The Wrong Socks

More discussion of multiculturalism:

Multiculturalism has encouraged the politicisation of identity in ethnic or religious terms…[T]he children of immigrants from the Indian subcontinent or the Middle East have little option but to adopt the label of Muslim, which is thrust upon them by British society as much as by their own parents. If young Muslim women have embraced the hijab as a badge of identity in a way their mothers never did, as a public political symbol, this is more a result of the demands of British multiculturalism than a spontaneous assertion of allegiance.

Thrust upon them by the British media as well as by British society. The default assumption seems to be that if you look as if you come from the Indian subcontinent and you’re not actually wearing a sari, then you’re a Muslim. Secularism and atheism are not on the menu.
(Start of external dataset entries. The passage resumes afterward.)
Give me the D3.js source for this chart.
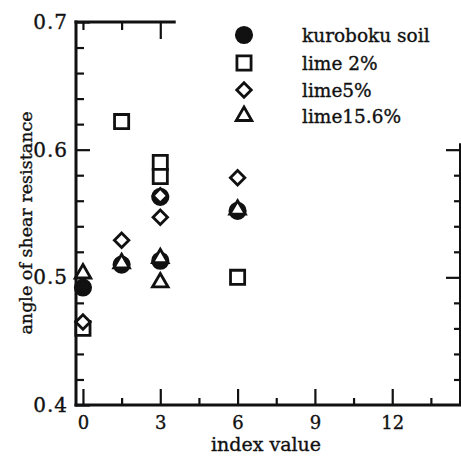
<!DOCTYPE html>
<html><head><meta charset="utf-8">
<script src="https://cdn.jsdelivr.net/npm/d3@7"></script>
<style>
html,body{margin:0;padding:0;background:#fff;}
svg{display:block;}
text{font-family:"DejaVu Serif",serif;fill:#111;stroke:#111;stroke-width:0.35px;}
.tick line{stroke:#111;stroke-width:2.2px;}
</style></head>
<body>
<svg id="chart" width="461" height="464"></svg>
<script>
// ---- data ----
const seriesNames = ["kuroboku soil", "lime 2%", "lime5%", "lime15.6%"];
const kurobokuX = [0, 1.5, 3, 3, 6];
const kurobokuY = [0.492, 0.510, 0.563, 0.513, 0.552];
const lime2X = [0, 1.5, 3, 3, 6];
const lime2Y = [0.460, 0.622, 0.590, 0.579, 0.500];
const lime5X = [0, 1.5, 3, 3, 6];
const lime5Y = [0.465, 0.529, 0.564, 0.547, 0.578];
const lime156X = [0, 1.5, 3, 3, 6];
const lime156Y = [0.503, 0.511, 0.515, 0.496, 0.553];
const xTickLabels = [0, 3, 6, 9, 12];
const yTickLabels = [0.4, 0.5, 0.6, 0.7];
const xMinorTicks = [1.5, 4.5, 7.5, 10.5, 13.5];
const yMinorTicks = [0.42, 0.44, 0.46, 0.48, 0.52, 0.54, 0.56, 0.58, 0.62, 0.64, 0.66, 0.68];

const svg = d3.select("#chart");
const x = d3.scaleLinear().domain([-0.27, 14.63]).range([76, 460]);
const y = d3.scaleLinear().domain([0.4, 0.7]).range([405, 22]);
const ink = "#111";

function styleAxis(sel) {
  sel.select(".domain").remove();
}

// bottom major ticks + labels
svg.append("g").attr("transform", `translate(0,${y(0.4)})`)
  .call(d3.axisBottom(x).tickValues(xTickLabels).tickSize(-16).tickPadding(11).tickFormat(d3.format("d")))
  .call(s => { styleAxis(s); s.selectAll("text").attr("font-size", 18).attr("fill", ink).attr("font-family", "DejaVu Serif"); });
// bottom minor
svg.append("g").attr("transform", `translate(0,${y(0.4)})`)
  .call(d3.axisBottom(x).tickValues(xMinorTicks).tickSize(-7).tickFormat(""))
  .call(styleAxis);
// top ticks
svg.append("g").attr("transform", `translate(0,${y(0.7)})`)
  .call(d3.axisTop(x).tickValues([0, 1.5]).tickSize(-8).tickFormat(""))
  .call(styleAxis);
svg.append("g").attr("transform", `translate(0,${y(0.7)})`)
  .call(d3.axisTop(x).tickValues([3]).tickSize(-17).tickFormat(""))
  .call(styleAxis);
// left major + labels
svg.append("g").attr("transform", `translate(${x(-0.27)},0)`)
  .call(d3.axisLeft(y).tickValues(yTickLabels).tickSize(-14).tickPadding(8).tickFormat(d3.format(".1f")))
  .call(s => { styleAxis(s); s.selectAll("text").attr("font-size", 20).attr("fill", ink).attr("letter-spacing", 1).attr("font-family", "DejaVu Serif"); });
// left minor
svg.append("g").attr("transform", `translate(${x(-0.27)},0)`)
  .call(d3.axisLeft(y).tickValues(yMinorTicks).tickSize(-8).tickFormat(""))
  .call(styleAxis);
// right ticks
svg.append("g").attr("transform", `translate(${x(14.63)},0)`)
  .call(d3.axisRight(y).tickValues([0.5, 0.6]).tickSize(-14).tickFormat(""))
  .call(styleAxis);
svg.append("g").attr("transform", `translate(${x(14.63)},0)`)
  .call(d3.axisRight(y).tickValues(yMinorTicks.filter(d => d < 0.6)).tickSize(-6).tickFormat(""))
  .call(styleAxis);

// frame
const frame = svg.append("g").attr("fill", "none").attr("stroke", ink);
frame.append("path").attr("stroke-width", 3)
  .attr("d", `M${x(-0.27)},${y(0.7) - 1.5}V${y(0.4) + 1.5}`);
frame.append("path").attr("stroke-width", 3)
  .attr("d", `M${x(-0.27) - 1.5},${y(0.4)}H${x(14.63) + 1}`);
frame.append("path").attr("stroke-width", 3)
  .attr("d", `M${x(-0.27) - 1.5},${y(0.7)}H${x(3.6)}`);
frame.append("path").attr("stroke-width", 2)
  .attr("d", `M${x(14.63)},${y(0.605)}V${y(0.4)}`);

// axis titles
svg.append("text").attr("x", 266).attr("y", 451).attr("text-anchor", "middle")
  .attr("font-size", 19).text("index value");
svg.append("text").attr("transform", "translate(32,223) rotate(-90)").attr("text-anchor", "middle")
  .attr("font-size", 17.5).text("angle of shear resistance");

// ---- markers ----
const symCircle = d3.symbol().type(d3.symbolCircle).size(185);
const symSquare = d3.symbol().type(d3.symbolSquare).size(200);
const symDiamond = d3.symbol().type(d3.symbolSquare).size(105);
const symTriangle = d3.symbol().type(d3.symbolTriangle).size(105);

const series = [
  {name: seriesNames[0], xs: kurobokuX, ys: kurobokuY, path: symCircle(), fill: ink, rot: 0},
  {name: seriesNames[1], xs: lime2X, ys: lime2Y, path: symSquare(), fill: "#fff", rot: 0},
  {name: seriesNames[2], xs: lime5X, ys: lime5Y, path: symDiamond(), fill: "#fff", rot: 45},
  {name: seriesNames[3], xs: lime156X, ys: lime156Y, path: symTriangle(), fill: "#fff", rot: 0}
];

const plot = svg.append("g");
series.forEach(s => {
  plot.selectAll(null).data(s.xs.map((v, i) => [v, s.ys[i]])).join("path")
    .attr("d", s.path)
    .attr("transform", d => `translate(${x(d[0])},${y(d[1])}) rotate(${s.rot})`)
    .attr("fill", s.fill).attr("stroke", ink).attr("stroke-width", 2.8);
});

// ---- legend ----
const legY = [35, 63, 90, 116];
const leg = svg.append("g");
series.forEach((s, i) => {
  leg.append("path").attr("d", s.path)
    .attr("transform", `translate(244,${legY[i]}) rotate(${s.rot})`)
    .attr("fill", s.fill).attr("stroke", ink).attr("stroke-width", 2.8);
  leg.append("text").attr("x", 302).attr("y", legY[i] + 7)
    .attr("font-size", 18.5).text(s.name);
});
</script>
</body></html>
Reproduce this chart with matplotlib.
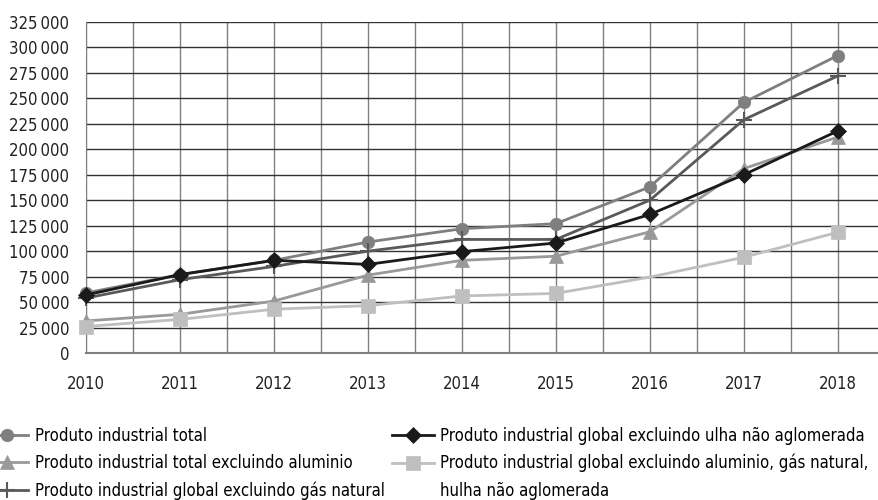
import numpy as np
import matplotlib
matplotlib.use("Agg")
import matplotlib.pyplot as plt
from matplotlib.lines import Line2D
from matplotlib.ticker import FuncFormatter, MultipleLocator

plt.rcParams['font.family'] = ['DejaVu Sans']
plt.rcParams['font.stretch'] = 'condensed'

anos = [2010, 2011, 2012, 2013, 2014, 2015, 2016, 2017, 2018]

total = [59000, 77000, 91000, 109000, 122000, 127000, 163000, 246000, 292000]
total_exc_aluminio = [31500, 38000, 51000, 76500, 91000, 95000, 119000, 181000, 212000]
global_exc_gas = [54000, 72000, 85000, 100000, 111500, 111500, 150000, 229000, 272000]
global_exc_hulha = [57000, 77000, 91000, 87000, 99500, 108000, 136000, 175000, 218000]
global_exc_tudo = [26000, 33000, 43000, 46500, 56000, 58500, 74500, 94000, 118500]

nomes = [
    "Produto industrial total",
    "Produto industrial total excluindo aluminio",
    "Produto industrial global excluindo gás natural",
    "Produto industrial global excluindo ulha não aglomerada",
    "Produto industrial global excluindo aluminio, gás natural,",
]
nome_cont = "hulha não aglomerada"

fig = plt.figure(figsize=(8.79, 5.0), dpi=100)
ax = fig.add_axes([0.098, 0.294, 0.902, 0.662])

series = [
    (total, '#7f7f7f', 'o', 9, None),
    (total_exc_aluminio, '#999999', '^', 10, None),
    (global_exc_gas, '#595959', '+', 12, None),
    (global_exc_hulha, '#1a1a1a', 'D', 8, None),
    (global_exc_tudo, '#bfbfbf', 's', 10, [0, 1, 2, 3, 4, 5, 7, 8]),
]

handles = []
for (vals, cor, mk, ms, every), nome in zip(series, nomes):
    h, = ax.plot(anos, vals, color=cor, lw=2.0, marker=mk, markersize=ms,
                 markeredgewidth=1.5 if mk == '+' else 0.5,
                 markeredgecolor=cor, markerfacecolor=cor,
                 markevery=every, clip_on=False, zorder=3, label=nome)
    handles.append(h)
# segunda linha do último rótulo, sem símbolo
handles.append(Line2D([], [], color='none', label=nome_cont))

ax.set_xlim(2010, 2018.44)
ax.set_ylim(0, 325000)
ax.yaxis.set_major_locator(MultipleLocator(25000))
ax.xaxis.set_major_locator(MultipleLocator(1))
ax.xaxis.set_minor_locator(MultipleLocator(0.5))
ax.yaxis.set_major_formatter(FuncFormatter(lambda v, p: f"{int(v):,}".replace(",", "\u2009")))

ax.grid(axis='y', color='#333333', lw=1.0, zorder=0)
ax.grid(axis='x', which='both', color='#808080', lw=1.0, zorder=0)
ax.set_axisbelow(True)

for s in ['top', 'right']:
    ax.spines[s].set_visible(False)
ax.spines['left'].set_color('#808080')
ax.spines['bottom'].set_color('#808080')
ax.spines['bottom'].set_linewidth(1.5)

ax.tick_params(axis='both', which='both', length=0, labelsize=12, colors='#222222')
ax.tick_params(axis='x', pad=16)
ax.tick_params(axis='y', pad=12)

# legenda em duas colunas por baixo do gráfico
fig.legend(handles=handles, loc='upper left', bbox_to_anchor=(-0.023, 0.16),
           ncol=2, frameon=False, fontsize=12, handlelength=2.5,
           columnspacing=0.45, labelspacing=0.55, handletextpad=0.4,
           borderaxespad=0)

fig.savefig("out.png", dpi=100)
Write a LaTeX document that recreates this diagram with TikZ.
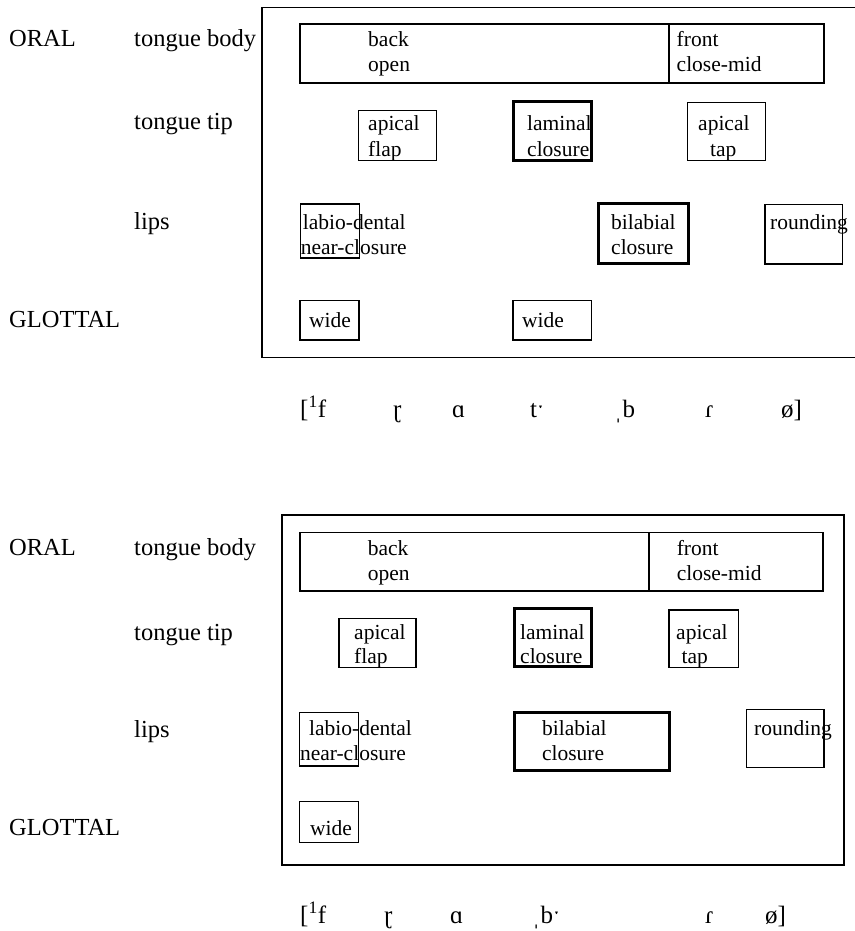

The elevation of victimhood has a corrupting and infantilising effect: it encourages members of ethnic minorities to exaggerate and parade their sufferings as a means towards personal and communal advancement. The result is to unleash a sense of grievance that is unlikely to be assuaged by the meagre offerings of the state to the local mosque or temple…When in 1989 Islamic fundamentalists issued a fatwa against Salman Rushdie over his allegedly blasphemous book The Satanic Verses, the first instinct of the advocates of multiculturalism was to criticise Rushdie for his insensitivity towards the devout Muslims who took offence at his book…The potent forces unleashed by multiculturalism provide the context for the lurch towards narcissistic violence among second-generation immigrants in British society.

I feel a bit squirmy agreeing with all that. It has a depressing, blimpish, ‘pull your socks up’ ring to it. But – it seems to be true, that does seem to be what has happened, so it’s cognitively difficult not to agree. It’s really hard not to think that that ‘lurch towards narcissistic violence’ was indeed rooted in a worked-up sense of grievance that does indeed have a lot to do with the identity-massaging and victimhood-brandishing of multiculturalism.

In the past, second-generation immigrants often found new sources of identity through the trade unions, socialist and communist movements (which would have scarcely existed in Britain without Irish, Jewish and other immigrants). The disappearance of such sources of collective identification and aspiration is another factor that has encouraged the retreat of some young people into the mindset that culminated in the London bombings.

Yes. Nick Cohen talked about that on ‘Talking Politics’ the other day. Sources of collective aspiration other than religious or ethnic identities would be a good idea, it seems reasonable to think.